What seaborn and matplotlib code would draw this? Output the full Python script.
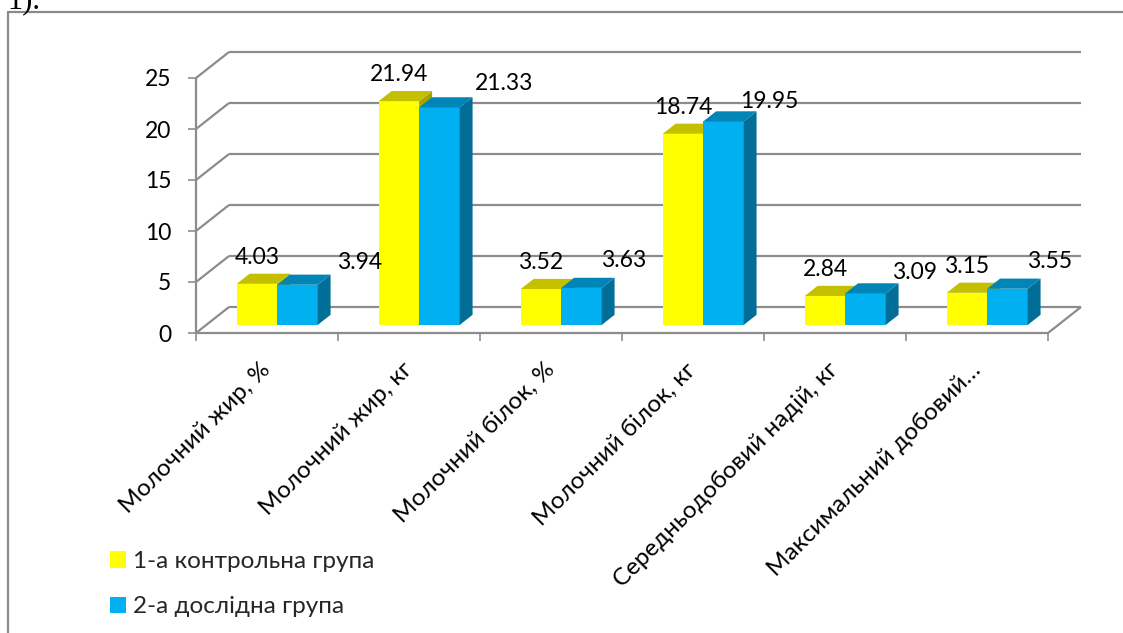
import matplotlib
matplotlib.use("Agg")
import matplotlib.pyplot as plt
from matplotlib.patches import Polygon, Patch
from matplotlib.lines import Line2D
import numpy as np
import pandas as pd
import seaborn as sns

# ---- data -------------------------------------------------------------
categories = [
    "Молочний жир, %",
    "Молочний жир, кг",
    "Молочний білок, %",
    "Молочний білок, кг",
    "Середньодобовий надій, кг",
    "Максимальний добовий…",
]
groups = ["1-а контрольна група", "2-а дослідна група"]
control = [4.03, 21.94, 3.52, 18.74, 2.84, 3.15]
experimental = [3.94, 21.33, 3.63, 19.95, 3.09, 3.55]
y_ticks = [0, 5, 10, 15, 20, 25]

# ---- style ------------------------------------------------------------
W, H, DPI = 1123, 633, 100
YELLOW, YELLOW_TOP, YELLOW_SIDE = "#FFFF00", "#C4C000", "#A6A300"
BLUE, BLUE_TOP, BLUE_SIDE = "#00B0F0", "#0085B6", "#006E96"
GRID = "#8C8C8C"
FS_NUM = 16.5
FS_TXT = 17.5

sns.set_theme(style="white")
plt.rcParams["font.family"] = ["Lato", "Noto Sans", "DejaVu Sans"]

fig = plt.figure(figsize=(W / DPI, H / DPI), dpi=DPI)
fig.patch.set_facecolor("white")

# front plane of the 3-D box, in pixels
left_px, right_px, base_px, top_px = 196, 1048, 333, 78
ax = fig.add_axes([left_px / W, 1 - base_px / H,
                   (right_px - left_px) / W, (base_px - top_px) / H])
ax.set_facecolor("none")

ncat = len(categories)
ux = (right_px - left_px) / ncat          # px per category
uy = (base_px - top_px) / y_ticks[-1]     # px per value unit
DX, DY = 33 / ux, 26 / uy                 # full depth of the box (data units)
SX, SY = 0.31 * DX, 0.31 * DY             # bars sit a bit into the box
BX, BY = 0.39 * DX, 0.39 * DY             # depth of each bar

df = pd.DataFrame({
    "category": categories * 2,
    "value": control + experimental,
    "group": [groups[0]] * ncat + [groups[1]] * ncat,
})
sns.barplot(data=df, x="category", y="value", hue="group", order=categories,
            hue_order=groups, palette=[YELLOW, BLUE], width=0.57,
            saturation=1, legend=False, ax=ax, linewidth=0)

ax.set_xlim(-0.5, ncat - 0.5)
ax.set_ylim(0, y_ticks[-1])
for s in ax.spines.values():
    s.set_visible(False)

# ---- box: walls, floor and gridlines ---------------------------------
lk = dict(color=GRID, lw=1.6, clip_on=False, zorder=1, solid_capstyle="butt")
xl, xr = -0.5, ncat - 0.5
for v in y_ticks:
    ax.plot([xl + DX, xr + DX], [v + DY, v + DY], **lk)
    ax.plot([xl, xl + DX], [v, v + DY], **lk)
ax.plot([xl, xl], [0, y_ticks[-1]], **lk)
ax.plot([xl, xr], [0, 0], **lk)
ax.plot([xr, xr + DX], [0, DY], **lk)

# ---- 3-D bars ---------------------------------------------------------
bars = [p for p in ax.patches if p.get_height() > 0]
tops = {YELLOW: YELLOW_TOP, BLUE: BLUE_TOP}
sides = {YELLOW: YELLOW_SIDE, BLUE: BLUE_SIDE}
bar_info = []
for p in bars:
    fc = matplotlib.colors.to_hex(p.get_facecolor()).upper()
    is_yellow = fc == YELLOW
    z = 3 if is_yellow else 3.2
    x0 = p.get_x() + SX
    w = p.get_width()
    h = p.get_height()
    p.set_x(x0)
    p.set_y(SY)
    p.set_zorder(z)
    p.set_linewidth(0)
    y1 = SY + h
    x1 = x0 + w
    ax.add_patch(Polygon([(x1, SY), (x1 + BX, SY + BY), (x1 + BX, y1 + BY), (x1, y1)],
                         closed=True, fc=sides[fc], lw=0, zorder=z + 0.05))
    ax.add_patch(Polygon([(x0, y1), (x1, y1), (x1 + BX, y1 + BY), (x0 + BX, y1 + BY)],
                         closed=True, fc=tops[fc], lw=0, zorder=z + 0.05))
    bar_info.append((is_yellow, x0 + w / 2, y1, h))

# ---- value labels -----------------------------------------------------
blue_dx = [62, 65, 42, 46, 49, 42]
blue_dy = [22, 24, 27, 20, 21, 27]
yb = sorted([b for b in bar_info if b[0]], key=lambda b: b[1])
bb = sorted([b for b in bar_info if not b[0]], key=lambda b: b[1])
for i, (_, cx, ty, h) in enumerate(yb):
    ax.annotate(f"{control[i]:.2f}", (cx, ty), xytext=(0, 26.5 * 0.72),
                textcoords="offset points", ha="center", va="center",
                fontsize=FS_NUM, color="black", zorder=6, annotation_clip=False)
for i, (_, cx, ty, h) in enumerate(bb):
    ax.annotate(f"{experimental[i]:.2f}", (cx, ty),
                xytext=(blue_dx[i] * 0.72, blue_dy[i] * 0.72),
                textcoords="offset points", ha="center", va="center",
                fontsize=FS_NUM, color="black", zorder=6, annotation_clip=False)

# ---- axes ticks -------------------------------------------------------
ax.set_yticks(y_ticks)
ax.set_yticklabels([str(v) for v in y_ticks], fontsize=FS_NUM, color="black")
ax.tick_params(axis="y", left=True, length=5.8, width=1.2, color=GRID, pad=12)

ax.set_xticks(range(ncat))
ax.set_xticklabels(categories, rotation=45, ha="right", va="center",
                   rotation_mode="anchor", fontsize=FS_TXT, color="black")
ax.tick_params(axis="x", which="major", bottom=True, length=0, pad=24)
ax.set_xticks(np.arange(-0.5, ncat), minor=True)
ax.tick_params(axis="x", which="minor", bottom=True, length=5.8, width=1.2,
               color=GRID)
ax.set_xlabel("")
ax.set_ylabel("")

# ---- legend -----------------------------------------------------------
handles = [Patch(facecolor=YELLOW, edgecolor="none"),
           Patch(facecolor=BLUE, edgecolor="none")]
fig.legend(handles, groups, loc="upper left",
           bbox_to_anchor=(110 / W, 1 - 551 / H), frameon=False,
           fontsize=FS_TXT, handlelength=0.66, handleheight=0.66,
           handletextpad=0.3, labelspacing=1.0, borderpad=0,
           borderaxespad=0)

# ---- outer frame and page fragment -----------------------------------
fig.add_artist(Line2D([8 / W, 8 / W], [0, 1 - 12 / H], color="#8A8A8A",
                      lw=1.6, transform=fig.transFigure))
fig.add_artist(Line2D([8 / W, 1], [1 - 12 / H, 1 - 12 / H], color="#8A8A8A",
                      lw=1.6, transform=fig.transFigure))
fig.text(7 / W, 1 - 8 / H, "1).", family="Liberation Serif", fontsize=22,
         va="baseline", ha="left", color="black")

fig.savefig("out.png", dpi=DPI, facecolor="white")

### PROBLEM TO SOLVE:
Copy exactly the lines running from the beginning of the listing through the line that has "import seaborn as sns". Drop the pictures.

### THE RESULT:
What seaborn and matplotlib code would draw this? Output the full Python script.
import matplotlib
matplotlib.use("Agg")
import matplotlib.pyplot as plt
from matplotlib.patches import Polygon, Patch
from matplotlib.lines import Line2D
import numpy as np
import pandas as pd
import seaborn as sns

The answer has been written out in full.